> Exercise directions
Write every line of the material out exactly as shown.

── Stored data ──

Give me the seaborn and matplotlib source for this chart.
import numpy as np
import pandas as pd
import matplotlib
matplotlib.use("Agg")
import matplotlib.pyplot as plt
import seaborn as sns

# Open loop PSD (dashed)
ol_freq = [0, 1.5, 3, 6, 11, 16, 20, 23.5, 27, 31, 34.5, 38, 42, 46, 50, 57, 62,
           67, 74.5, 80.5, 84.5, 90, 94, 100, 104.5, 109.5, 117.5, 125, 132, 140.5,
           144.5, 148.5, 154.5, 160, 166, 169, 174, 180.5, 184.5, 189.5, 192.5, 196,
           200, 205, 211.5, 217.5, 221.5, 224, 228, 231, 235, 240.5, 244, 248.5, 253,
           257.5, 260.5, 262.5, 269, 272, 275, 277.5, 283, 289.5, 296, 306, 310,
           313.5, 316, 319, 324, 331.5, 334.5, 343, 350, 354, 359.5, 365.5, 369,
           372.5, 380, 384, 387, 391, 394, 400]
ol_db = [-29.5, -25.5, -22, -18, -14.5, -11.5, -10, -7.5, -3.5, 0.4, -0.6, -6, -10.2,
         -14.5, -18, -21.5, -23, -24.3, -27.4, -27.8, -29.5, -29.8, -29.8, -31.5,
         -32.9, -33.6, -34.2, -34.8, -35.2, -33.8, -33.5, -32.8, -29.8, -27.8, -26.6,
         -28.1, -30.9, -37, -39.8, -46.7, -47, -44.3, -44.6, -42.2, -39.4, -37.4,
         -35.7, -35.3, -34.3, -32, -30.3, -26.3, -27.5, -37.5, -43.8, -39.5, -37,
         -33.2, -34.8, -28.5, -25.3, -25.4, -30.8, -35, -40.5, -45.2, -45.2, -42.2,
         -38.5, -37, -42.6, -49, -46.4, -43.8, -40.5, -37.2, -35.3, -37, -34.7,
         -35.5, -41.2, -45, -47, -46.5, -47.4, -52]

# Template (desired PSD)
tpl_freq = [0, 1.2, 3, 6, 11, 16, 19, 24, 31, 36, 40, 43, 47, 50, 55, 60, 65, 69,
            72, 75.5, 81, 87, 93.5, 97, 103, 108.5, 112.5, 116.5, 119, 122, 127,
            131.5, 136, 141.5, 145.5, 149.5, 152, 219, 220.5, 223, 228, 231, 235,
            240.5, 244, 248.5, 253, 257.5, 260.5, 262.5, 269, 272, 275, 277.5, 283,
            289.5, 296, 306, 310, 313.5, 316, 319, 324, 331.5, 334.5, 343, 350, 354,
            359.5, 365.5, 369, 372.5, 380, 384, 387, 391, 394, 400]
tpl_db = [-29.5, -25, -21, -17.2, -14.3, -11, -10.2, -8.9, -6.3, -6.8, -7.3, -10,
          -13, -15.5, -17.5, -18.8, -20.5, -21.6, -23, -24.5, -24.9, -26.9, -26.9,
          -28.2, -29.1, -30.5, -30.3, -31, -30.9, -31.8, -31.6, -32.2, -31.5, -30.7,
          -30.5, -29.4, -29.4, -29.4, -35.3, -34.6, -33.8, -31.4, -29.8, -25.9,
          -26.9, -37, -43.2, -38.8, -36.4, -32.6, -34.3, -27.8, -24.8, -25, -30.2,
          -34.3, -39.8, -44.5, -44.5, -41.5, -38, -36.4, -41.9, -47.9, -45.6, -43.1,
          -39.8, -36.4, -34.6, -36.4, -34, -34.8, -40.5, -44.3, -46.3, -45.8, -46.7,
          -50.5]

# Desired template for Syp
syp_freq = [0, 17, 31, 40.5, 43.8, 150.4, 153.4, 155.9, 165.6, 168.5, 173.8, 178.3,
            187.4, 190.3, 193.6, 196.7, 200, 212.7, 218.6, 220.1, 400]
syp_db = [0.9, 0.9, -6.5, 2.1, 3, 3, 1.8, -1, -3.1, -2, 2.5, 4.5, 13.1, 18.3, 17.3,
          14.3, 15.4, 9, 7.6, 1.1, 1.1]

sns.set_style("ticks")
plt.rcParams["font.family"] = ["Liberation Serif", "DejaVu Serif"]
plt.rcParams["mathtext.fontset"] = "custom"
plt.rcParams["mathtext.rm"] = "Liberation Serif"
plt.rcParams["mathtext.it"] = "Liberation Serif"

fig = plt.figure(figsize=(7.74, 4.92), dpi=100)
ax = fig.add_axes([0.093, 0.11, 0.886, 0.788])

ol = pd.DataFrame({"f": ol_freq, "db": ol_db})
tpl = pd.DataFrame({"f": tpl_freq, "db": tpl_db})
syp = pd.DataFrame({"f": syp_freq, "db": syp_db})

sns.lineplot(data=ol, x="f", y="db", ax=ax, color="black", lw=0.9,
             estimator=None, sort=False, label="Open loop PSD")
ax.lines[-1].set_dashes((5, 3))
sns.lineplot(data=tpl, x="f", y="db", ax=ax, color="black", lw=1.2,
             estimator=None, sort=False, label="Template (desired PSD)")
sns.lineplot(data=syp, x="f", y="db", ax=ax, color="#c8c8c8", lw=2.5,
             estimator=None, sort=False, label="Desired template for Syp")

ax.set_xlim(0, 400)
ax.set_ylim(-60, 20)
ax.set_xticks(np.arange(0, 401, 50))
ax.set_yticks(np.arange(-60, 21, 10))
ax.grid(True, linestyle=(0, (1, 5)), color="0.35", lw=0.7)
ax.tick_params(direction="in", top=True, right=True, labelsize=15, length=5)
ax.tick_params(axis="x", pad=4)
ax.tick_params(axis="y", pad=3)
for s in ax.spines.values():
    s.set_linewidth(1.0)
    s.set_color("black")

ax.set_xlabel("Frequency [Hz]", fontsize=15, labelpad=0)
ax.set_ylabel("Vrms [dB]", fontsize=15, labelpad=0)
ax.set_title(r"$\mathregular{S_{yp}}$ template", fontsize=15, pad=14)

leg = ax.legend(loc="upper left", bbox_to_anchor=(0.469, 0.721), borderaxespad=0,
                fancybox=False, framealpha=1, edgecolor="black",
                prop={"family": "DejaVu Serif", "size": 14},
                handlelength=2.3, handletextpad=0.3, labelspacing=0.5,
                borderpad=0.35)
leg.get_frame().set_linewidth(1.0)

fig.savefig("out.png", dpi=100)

───

> Exercise response
Give me the seaborn and matplotlib source for this chart.
import numpy as np
import pandas as pd
import matplotlib
matplotlib.use("Agg")
import matplotlib.pyplot as plt
import seaborn as sns

# Open loop PSD (dashed)
ol_freq = [0, 1.5, 3, 6, 11, 16, 20, 23.5, 27, 31, 34.5, 38, 42, 46, 50, 57, 62,
           67, 74.5, 80.5, 84.5, 90, 94, 100, 104.5, 109.5, 117.5, 125, 132, 140.5,
           144.5, 148.5, 154.5, 160, 166, 169, 174, 180.5, 184.5, 189.5, 192.5, 196,
           200, 205, 211.5, 217.5, 221.5, 224, 228, 231, 235, 240.5, 244, 248.5, 253,
           257.5, 260.5, 262.5, 269, 272, 275, 277.5, 283, 289.5, 296, 306, 310,
           313.5, 316, 319, 324, 331.5, 334.5, 343, 350, 354, 359.5, 365.5, 369,
           372.5, 380, 384, 387, 391, 394, 400]
ol_db = [-29.5, -25.5, -22, -18, -14.5, -11.5, -10, -7.5, -3.5, 0.4, -0.6, -6, -10.2,
         -14.5, -18, -21.5, -23, -24.3, -27.4, -27.8, -29.5, -29.8, -29.8, -31.5,
         -32.9, -33.6, -34.2, -34.8, -35.2, -33.8, -33.5, -32.8, -29.8, -27.8, -26.6,
         -28.1, -30.9, -37, -39.8, -46.7, -47, -44.3, -44.6, -42.2, -39.4, -37.4,
         -35.7, -35.3, -34.3, -32, -30.3, -26.3, -27.5, -37.5, -43.8, -39.5, -37,
         -33.2, -34.8, -28.5, -25.3, -25.4, -30.8, -35, -40.5, -45.2, -45.2, -42.2,
         -38.5, -37, -42.6, -49, -46.4, -43.8, -40.5, -37.2, -35.3, -37, -34.7,
         -35.5, -41.2, -45, -47, -46.5, -47.4, -52]

# Template (desired PSD)
tpl_freq = [0, 1.2, 3, 6, 11, 16, 19, 24, 31, 36, 40, 43, 47, 50, 55, 60, 65, 69,
            72, 75.5, 81, 87, 93.5, 97, 103, 108.5, 112.5, 116.5, 119, 122, 127,
            131.5, 136, 141.5, 145.5, 149.5, 152, 219, 220.5, 223, 228, 231, 235,
            240.5, 244, 248.5, 253, 257.5, 260.5, 262.5, 269, 272, 275, 277.5, 283,
            289.5, 296, 306, 310, 313.5, 316, 319, 324, 331.5, 334.5, 343, 350, 354,
            359.5, 365.5, 369, 372.5, 380, 384, 387, 391, 394, 400]
tpl_db = [-29.5, -25, -21, -17.2, -14.3, -11, -10.2, -8.9, -6.3, -6.8, -7.3, -10,
          -13, -15.5, -17.5, -18.8, -20.5, -21.6, -23, -24.5, -24.9, -26.9, -26.9,
          -28.2, -29.1, -30.5, -30.3, -31, -30.9, -31.8, -31.6, -32.2, -31.5, -30.7,
          -30.5, -29.4, -29.4, -29.4, -35.3, -34.6, -33.8, -31.4, -29.8, -25.9,
          -26.9, -37, -43.2, -38.8, -36.4, -32.6, -34.3, -27.8, -24.8, -25, -30.2,
          -34.3, -39.8, -44.5, -44.5, -41.5, -38, -36.4, -41.9, -47.9, -45.6, -43.1,
          -39.8, -36.4, -34.6, -36.4, -34, -34.8, -40.5, -44.3, -46.3, -45.8, -46.7,
          -50.5]

# Desired template for Syp
syp_freq = [0, 17, 31, 40.5, 43.8, 150.4, 153.4, 155.9, 165.6, 168.5, 173.8, 178.3,
            187.4, 190.3, 193.6, 196.7, 200, 212.7, 218.6, 220.1, 400]
syp_db = [0.9, 0.9, -6.5, 2.1, 3, 3, 1.8, -1, -3.1, -2, 2.5, 4.5, 13.1, 18.3, 17.3,
          14.3, 15.4, 9, 7.6, 1.1, 1.1]

sns.set_style("ticks")
plt.rcParams["font.family"] = ["Liberation Serif", "DejaVu Serif"]
plt.rcParams["mathtext.fontset"] = "custom"
plt.rcParams["mathtext.rm"] = "Liberation Serif"
plt.rcParams["mathtext.it"] = "Liberation Serif"

fig = plt.figure(figsize=(7.74, 4.92), dpi=100)
ax = fig.add_axes([0.093, 0.11, 0.886, 0.788])

ol = pd.DataFrame({"f": ol_freq, "db": ol_db})
tpl = pd.DataFrame({"f": tpl_freq, "db": tpl_db})
syp = pd.DataFrame({"f": syp_freq, "db": syp_db})

sns.lineplot(data=ol, x="f", y="db", ax=ax, color="black", lw=0.9,
             estimator=None, sort=False, label="Open loop PSD")
ax.lines[-1].set_dashes((5, 3))
sns.lineplot(data=tpl, x="f", y="db", ax=ax, color="black", lw=1.2,
             estimator=None, sort=False, label="Template (desired PSD)")
sns.lineplot(data=syp, x="f", y="db", ax=ax, color="#c8c8c8", lw=2.5,
             estimator=None, sort=False, label="Desired template for Syp")

ax.set_xlim(0, 400)
ax.set_ylim(-60, 20)
ax.set_xticks(np.arange(0, 401, 50))
ax.set_yticks(np.arange(-60, 21, 10))
ax.grid(True, linestyle=(0, (1, 5)), color="0.35", lw=0.7)
ax.tick_params(direction="in", top=True, right=True, labelsize=15, length=5)
ax.tick_params(axis="x", pad=4)
ax.tick_params(axis="y", pad=3)
for s in ax.spines.values():
    s.set_linewidth(1.0)
    s.set_color("black")

ax.set_xlabel("Frequency [Hz]", fontsize=15, labelpad=0)
ax.set_ylabel("Vrms [dB]", fontsize=15, labelpad=0)
ax.set_title(r"$\mathregular{S_{yp}}$ template", fontsize=15, pad=14)

leg = ax.legend(loc="upper left", bbox_to_anchor=(0.469, 0.721), borderaxespad=0,
                fancybox=False, framealpha=1, edgecolor="black",
                prop={"family": "DejaVu Serif", "size": 14},
                handlelength=2.3, handletextpad=0.3, labelspacing=0.5,
                borderpad=0.35)
leg.get_frame().set_linewidth(1.0)

fig.savefig("out.png", dpi=100)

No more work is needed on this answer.